Sunday, May 8, 2011

Destroying the Genres of Gaming

Shigeru Miyamoto makes me go all fanboy, even if my Wii and DS tend to collect dust while I play WoW instead. But I'm coming to admire him more and more as an artist (as opposed to a designer) as I get older, and this New Yorker piece pushes me further in that direction. (To be fair, Paumgarten, who wrote the piece, is guilty of giving in to acertain stereotyping and fetishism of Japan, but I'll forgive him this.)

My favorite part:
 What impressed [Miyamoto] most about the early manga artists of his youth, aside from the fact that they created a genre “from nothing at all,” was how they later subverted it. “When they became much older, they started to destroy the style they themselves had created,” he said.

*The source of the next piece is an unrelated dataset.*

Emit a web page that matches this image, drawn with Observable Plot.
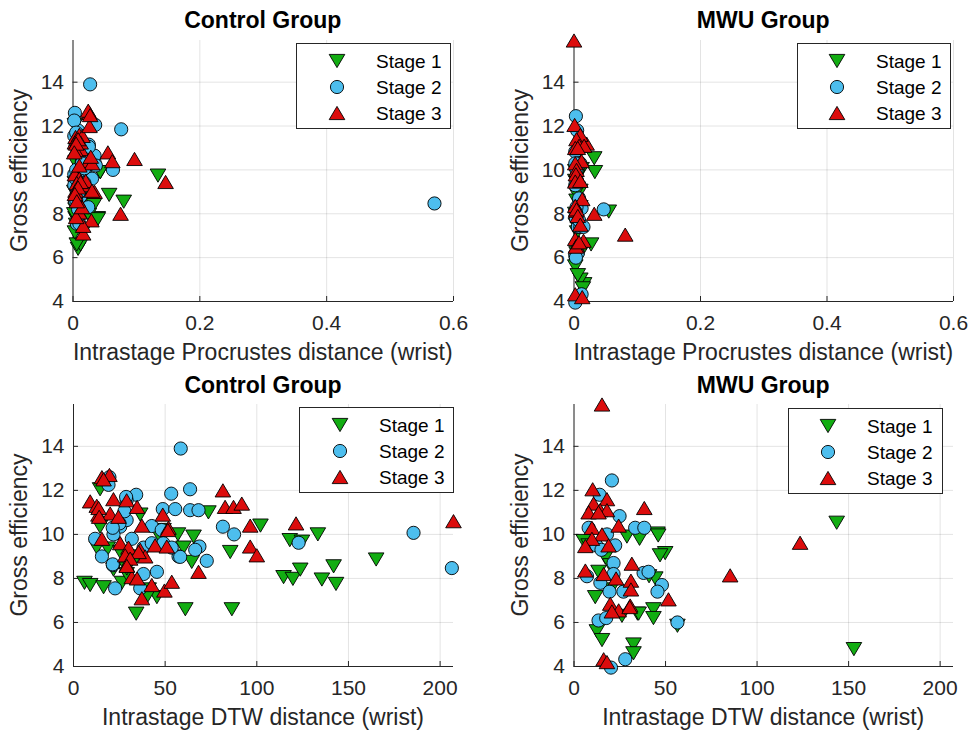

For example, they began to ignore the cartoon-panel framework or combine multiple narratives or else use the manga form to explore macroeconomics or their own private thoughts. “When I started working for [Nintendo], I thought that someday I would like to do the same. I wanted to destroy the styles that we ourselves created. I don’t think we can do so completely, but I think that in the way that we are making video games today we might be getting closer to my idea of destroying the original style.” He went on, “Because we ourselves have created the original format or style of video games, we understand why we had to do it at the time. Because we understand that, we can also understand why some of them must be kept intact and why some of them we can destroy.”